## SHORT EXERCISE
Within the material below, transcribe exactly the lines from the one holding "Convert this chart to Apache ECharts code." through the one holding "0.499, 0.5, 0.5];", keeping both ends and skipping the rest.

## TASK MATERIAL
*-*-*

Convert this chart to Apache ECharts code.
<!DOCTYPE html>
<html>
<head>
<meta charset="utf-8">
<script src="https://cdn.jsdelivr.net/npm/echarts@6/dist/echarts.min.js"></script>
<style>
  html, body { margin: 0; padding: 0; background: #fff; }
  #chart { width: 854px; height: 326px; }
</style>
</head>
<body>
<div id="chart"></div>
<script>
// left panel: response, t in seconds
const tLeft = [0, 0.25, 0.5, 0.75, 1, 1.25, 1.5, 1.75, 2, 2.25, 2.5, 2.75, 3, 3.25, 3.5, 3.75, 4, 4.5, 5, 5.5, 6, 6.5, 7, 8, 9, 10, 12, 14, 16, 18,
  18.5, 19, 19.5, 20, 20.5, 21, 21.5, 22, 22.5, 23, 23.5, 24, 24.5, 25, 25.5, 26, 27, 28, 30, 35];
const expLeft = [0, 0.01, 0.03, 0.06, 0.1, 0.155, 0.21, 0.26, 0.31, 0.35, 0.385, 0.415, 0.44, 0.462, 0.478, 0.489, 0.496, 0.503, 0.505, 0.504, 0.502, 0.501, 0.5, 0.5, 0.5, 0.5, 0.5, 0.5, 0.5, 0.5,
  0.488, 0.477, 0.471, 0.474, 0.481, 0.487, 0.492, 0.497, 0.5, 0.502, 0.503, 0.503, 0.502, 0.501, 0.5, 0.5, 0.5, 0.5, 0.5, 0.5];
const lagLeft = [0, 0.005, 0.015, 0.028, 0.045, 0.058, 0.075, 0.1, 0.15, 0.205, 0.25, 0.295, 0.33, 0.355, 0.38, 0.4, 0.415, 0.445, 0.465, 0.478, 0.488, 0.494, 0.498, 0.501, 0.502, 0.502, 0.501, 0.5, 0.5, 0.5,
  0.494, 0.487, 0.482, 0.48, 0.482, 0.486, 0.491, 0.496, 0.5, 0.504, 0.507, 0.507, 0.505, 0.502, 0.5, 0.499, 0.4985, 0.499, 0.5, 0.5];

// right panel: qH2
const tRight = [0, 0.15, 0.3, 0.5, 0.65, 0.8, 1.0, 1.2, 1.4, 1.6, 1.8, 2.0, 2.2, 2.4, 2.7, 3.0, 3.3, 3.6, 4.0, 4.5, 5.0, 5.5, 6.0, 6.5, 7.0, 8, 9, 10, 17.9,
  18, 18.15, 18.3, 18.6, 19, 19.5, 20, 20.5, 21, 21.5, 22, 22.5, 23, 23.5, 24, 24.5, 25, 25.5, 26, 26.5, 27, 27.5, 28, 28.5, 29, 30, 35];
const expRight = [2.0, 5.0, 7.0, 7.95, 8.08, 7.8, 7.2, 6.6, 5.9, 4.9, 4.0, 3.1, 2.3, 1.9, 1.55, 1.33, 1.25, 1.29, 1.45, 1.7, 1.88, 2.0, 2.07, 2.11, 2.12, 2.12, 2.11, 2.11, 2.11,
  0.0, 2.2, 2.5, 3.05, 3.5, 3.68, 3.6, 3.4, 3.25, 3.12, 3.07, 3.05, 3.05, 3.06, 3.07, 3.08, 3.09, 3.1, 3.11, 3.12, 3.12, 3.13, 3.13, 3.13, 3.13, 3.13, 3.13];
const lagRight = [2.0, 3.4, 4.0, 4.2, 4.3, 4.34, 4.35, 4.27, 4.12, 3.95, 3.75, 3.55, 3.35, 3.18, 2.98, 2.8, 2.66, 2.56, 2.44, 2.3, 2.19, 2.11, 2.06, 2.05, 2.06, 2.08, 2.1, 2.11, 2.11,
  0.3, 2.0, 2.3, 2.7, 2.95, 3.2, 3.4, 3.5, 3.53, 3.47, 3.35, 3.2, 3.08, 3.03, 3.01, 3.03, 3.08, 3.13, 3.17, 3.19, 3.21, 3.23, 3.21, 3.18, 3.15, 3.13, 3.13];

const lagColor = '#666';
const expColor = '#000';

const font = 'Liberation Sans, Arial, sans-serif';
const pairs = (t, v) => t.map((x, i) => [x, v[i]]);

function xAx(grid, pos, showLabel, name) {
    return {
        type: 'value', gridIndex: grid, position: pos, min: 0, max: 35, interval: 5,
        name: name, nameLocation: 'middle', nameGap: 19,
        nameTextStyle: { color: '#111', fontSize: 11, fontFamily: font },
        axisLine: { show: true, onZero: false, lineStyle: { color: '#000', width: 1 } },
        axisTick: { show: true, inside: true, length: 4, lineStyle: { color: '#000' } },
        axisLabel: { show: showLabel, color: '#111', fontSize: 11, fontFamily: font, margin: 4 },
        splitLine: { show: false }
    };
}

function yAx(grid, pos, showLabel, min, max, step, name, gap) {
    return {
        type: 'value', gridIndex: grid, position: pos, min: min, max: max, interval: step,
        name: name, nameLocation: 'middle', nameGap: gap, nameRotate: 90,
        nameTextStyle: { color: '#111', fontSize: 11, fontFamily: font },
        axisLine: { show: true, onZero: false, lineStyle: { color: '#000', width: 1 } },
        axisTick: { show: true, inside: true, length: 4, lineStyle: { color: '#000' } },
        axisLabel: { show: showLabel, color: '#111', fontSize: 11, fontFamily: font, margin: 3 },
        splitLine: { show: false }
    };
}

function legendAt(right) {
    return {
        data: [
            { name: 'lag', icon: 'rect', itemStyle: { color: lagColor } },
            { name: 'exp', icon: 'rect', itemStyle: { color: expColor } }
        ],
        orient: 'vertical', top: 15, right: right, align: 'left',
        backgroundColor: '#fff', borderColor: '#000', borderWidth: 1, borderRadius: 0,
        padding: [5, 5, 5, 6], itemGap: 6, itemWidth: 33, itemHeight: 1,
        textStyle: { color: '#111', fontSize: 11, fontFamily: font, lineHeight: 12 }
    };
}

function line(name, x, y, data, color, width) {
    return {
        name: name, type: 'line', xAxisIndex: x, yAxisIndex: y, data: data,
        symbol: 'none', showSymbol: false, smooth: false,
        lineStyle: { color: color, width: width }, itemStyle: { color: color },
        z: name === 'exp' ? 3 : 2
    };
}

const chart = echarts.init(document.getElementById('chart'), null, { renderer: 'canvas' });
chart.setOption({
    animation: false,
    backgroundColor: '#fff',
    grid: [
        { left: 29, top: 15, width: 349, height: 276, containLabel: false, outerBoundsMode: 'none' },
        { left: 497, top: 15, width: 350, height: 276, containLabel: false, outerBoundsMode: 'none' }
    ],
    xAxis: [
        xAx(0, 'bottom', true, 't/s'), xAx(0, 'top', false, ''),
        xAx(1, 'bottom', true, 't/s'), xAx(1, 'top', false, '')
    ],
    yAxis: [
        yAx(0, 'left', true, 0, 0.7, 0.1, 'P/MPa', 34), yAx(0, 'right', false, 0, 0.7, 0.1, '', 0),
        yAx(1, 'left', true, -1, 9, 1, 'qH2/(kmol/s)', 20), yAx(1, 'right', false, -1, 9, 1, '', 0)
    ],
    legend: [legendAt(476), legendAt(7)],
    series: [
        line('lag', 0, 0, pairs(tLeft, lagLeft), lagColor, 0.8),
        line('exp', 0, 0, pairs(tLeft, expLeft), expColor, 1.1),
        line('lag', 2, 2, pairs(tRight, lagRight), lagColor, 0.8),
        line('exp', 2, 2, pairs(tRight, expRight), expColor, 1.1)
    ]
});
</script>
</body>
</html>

*-*-*

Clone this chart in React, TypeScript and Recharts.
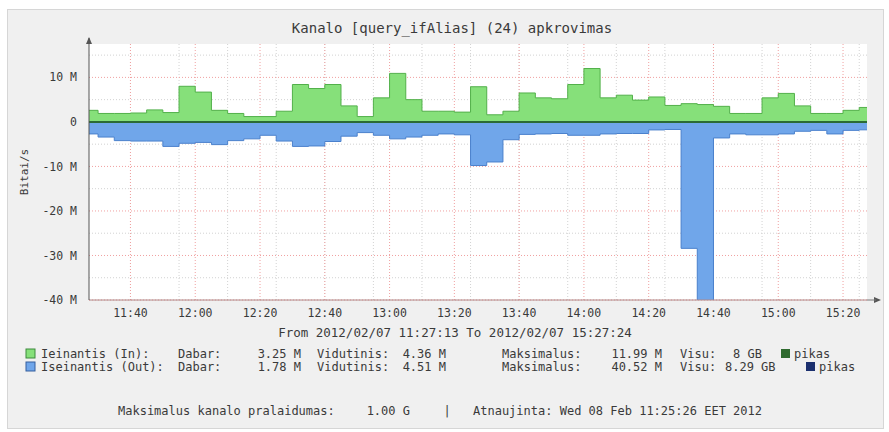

*-*-*

## CORRECT OUTPUT
Convert this chart to Apache ECharts code.
<!DOCTYPE html>
<html>
<head>
<meta charset="utf-8">
<script src="https://cdn.jsdelivr.net/npm/echarts@6/dist/echarts.min.js"></script>
<style>
  html, body { margin: 0; padding: 0; background: #fff; }
  #chart { width: 854px; height: 326px; }
</style>
</head>
<body>
<div id="chart"></div>
<script>
// left panel: response, t in seconds
const tLeft = [0, 0.25, 0.5, 0.75, 1, 1.25, 1.5, 1.75, 2, 2.25, 2.5, 2.75, 3, 3.25, 3.5, 3.75, 4, 4.5, 5, 5.5, 6, 6.5, 7, 8, 9, 10, 12, 14, 16, 18,
  18.5, 19, 19.5, 20, 20.5, 21, 21.5, 22, 22.5, 23, 23.5, 24, 24.5, 25, 25.5, 26, 27, 28, 30, 35];
const expLeft = [0, 0.01, 0.03, 0.06, 0.1, 0.155, 0.21, 0.26, 0.31, 0.35, 0.385, 0.415, 0.44, 0.462, 0.478, 0.489, 0.496, 0.503, 0.505, 0.504, 0.502, 0.501, 0.5, 0.5, 0.5, 0.5, 0.5, 0.5, 0.5, 0.5,
  0.488, 0.477, 0.471, 0.474, 0.481, 0.487, 0.492, 0.497, 0.5, 0.502, 0.503, 0.503, 0.502, 0.501, 0.5, 0.5, 0.5, 0.5, 0.5, 0.5];
const lagLeft = [0, 0.005, 0.015, 0.028, 0.045, 0.058, 0.075, 0.1, 0.15, 0.205, 0.25, 0.295, 0.33, 0.355, 0.38, 0.4, 0.415, 0.445, 0.465, 0.478, 0.488, 0.494, 0.498, 0.501, 0.502, 0.502, 0.501, 0.5, 0.5, 0.5,
  0.494, 0.487, 0.482, 0.48, 0.482, 0.486, 0.491, 0.496, 0.5, 0.504, 0.507, 0.507, 0.505, 0.502, 0.5, 0.499, 0.4985, 0.499, 0.5, 0.5];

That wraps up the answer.